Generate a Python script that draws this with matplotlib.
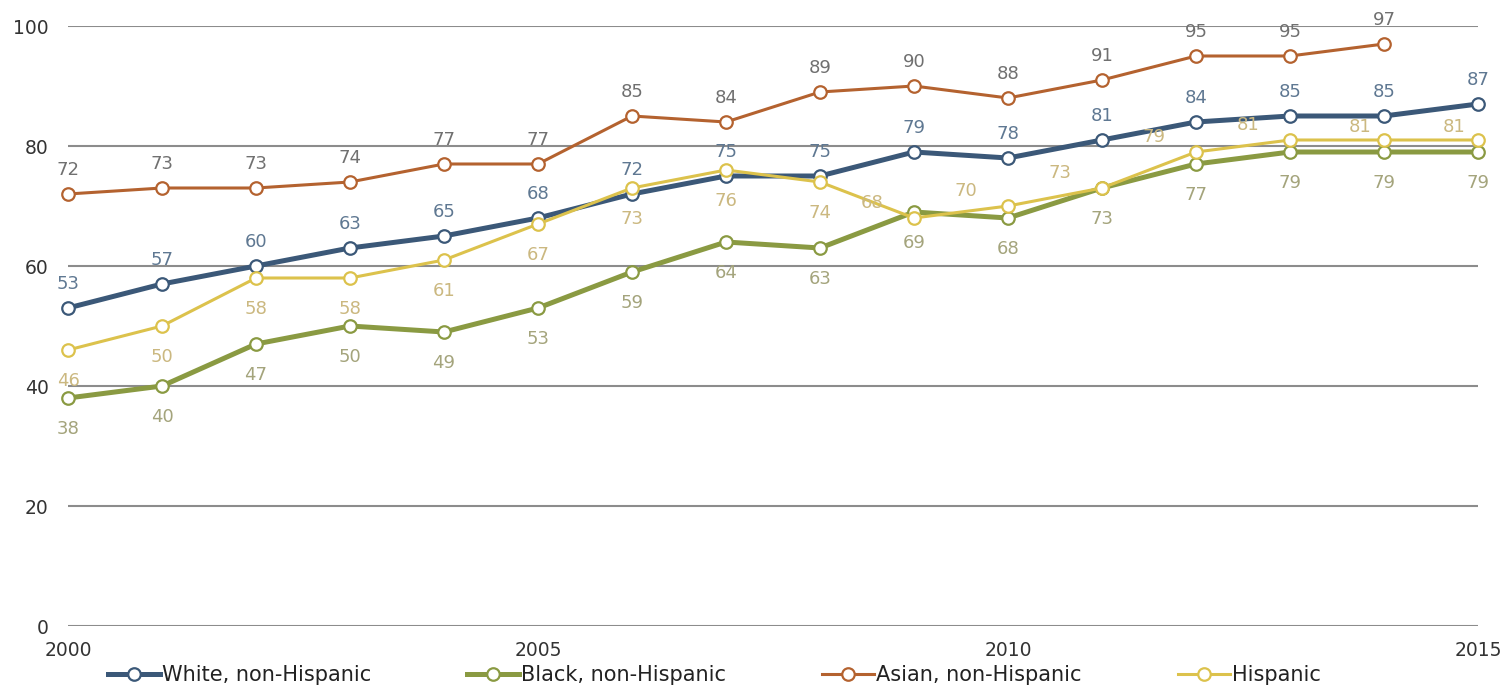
import matplotlib
matplotlib.use("Agg")
import matplotlib.pyplot as plt
import numpy as np

plt.rcParams['font.family'] = ['DejaVu Sans']

years = list(range(2000, 2016))
white = [53, 57, 60, 63, 65, 68, 72, 75, 75, 79, 78, 81, 84, 85, 85, 87]
black = [38, 40, 47, 50, 49, 53, 59, 64, 63, 69, 68, 73, 77, 79, 79, 79]
asian = [72, 73, 73, 74, 77, 77, 85, 84, 89, 90, 88, 91, 95, 95, 97]
hispanic = [46, 50, 58, 58, 61, 67, 73, 76, 74, 68, 70, 73, 79, 81, 81, 81]

names = ["White, non-Hispanic", "Black, non-Hispanic", "Asian, non-Hispanic", "Hispanic"]
xticks = [2000, 2005, 2010, 2015]
yticks = [0, 20, 40, 60, 80, 100]

# styles
line_colors = ["#3b5878", "#8a9a42", "#b4622f", "#dcc24c"]
label_colors = ["#5f7892", "#a4a47c", "#707070", "#cbb880"]
line_widths = [3.6, 3.6, 2.2, 2.2]

fig = plt.figure(figsize=(15.11, 6.85), dpi=100)
ax = fig.add_axes([68 / 1511, 1 - 626 / 685, (1478 - 68) / 1511, 600 / 685])

series = [white, black, asian, hispanic]
for vals, name, lc, lw in zip(series, names, line_colors, line_widths):
    xs = years[:len(vals)]
    ax.plot(xs, vals, color=lc, lw=lw, marker='o', markersize=9,
            markerfacecolor='white', markeredgecolor=lc, markeredgewidth=1.6,
            clip_on=False, label=name, solid_joinstyle='round')

# label placement (offsets in points)
def offsets(idx, i):
    if idx in (0, 2):
        return (0, 17)
    if idx == 1:
        return (0, -22)
    # hispanic
    if i <= 8:
        return (0, -22)
    if i <= 13:
        return (-30, 11)
    return (-17, 9)

for idx, (vals, lcol) in enumerate(zip(series, label_colors)):
    for i, v in enumerate(vals):
        dx, dy = offsets(idx, i)
        ax.annotate(f"{v}", (years[i], v), xytext=(dx, dy), textcoords='offset points',
                    ha='center', va='center', fontsize=13, color=lcol,
                    annotation_clip=False)

ax.set_xlim(2000, 2015)
ax.set_ylim(0, 100)
ax.set_xticks(xticks)
ax.set_xticklabels([str(t) for t in xticks])
ax.set_yticks(yticks)
ax.set_yticklabels([str(t) for t in yticks])
ax.tick_params(axis='both', length=0, labelsize=13.5, colors='#333333')
ax.tick_params(axis='x', pad=11)
ax.tick_params(axis='y', pad=14)
for s in ax.spines.values():
    s.set_visible(False)
ax.grid(axis='y', color='#8c8c8c', lw=1.5)
ax.set_axisbelow(True)

leg = fig.legend(loc='center left', bbox_to_anchor=(108 / 1511, 1 - 675 / 685),
                 ncol=4, frameon=False, fontsize=15, handlelength=2.5,
                 handletextpad=0.1, columnspacing=4.6, borderpad=0, borderaxespad=0)
for t in leg.get_texts():
    t.set_color('#222222')

fig.savefig("out.png", dpi=100)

Requirement | Return nothing but the lines running from the start of the data to the line with "81, 81, 81]", please, both ends included and no pictures.

Response below |
Generate a Python script that draws this with matplotlib.
import matplotlib
matplotlib.use("Agg")
import matplotlib.pyplot as plt
import numpy as np

plt.rcParams['font.family'] = ['DejaVu Sans']

years = list(range(2000, 2016))
white = [53, 57, 60, 63, 65, 68, 72, 75, 75, 79, 78, 81, 84, 85, 85, 87]
black = [38, 40, 47, 50, 49, 53, 59, 64, 63, 69, 68, 73, 77, 79, 79, 79]
asian = [72, 73, 73, 74, 77, 77, 85, 84, 89, 90, 88, 91, 95, 95, 97]
hispanic = [46, 50, 58, 58, 61, 67, 73, 76, 74, 68, 70, 73, 79, 81, 81, 81]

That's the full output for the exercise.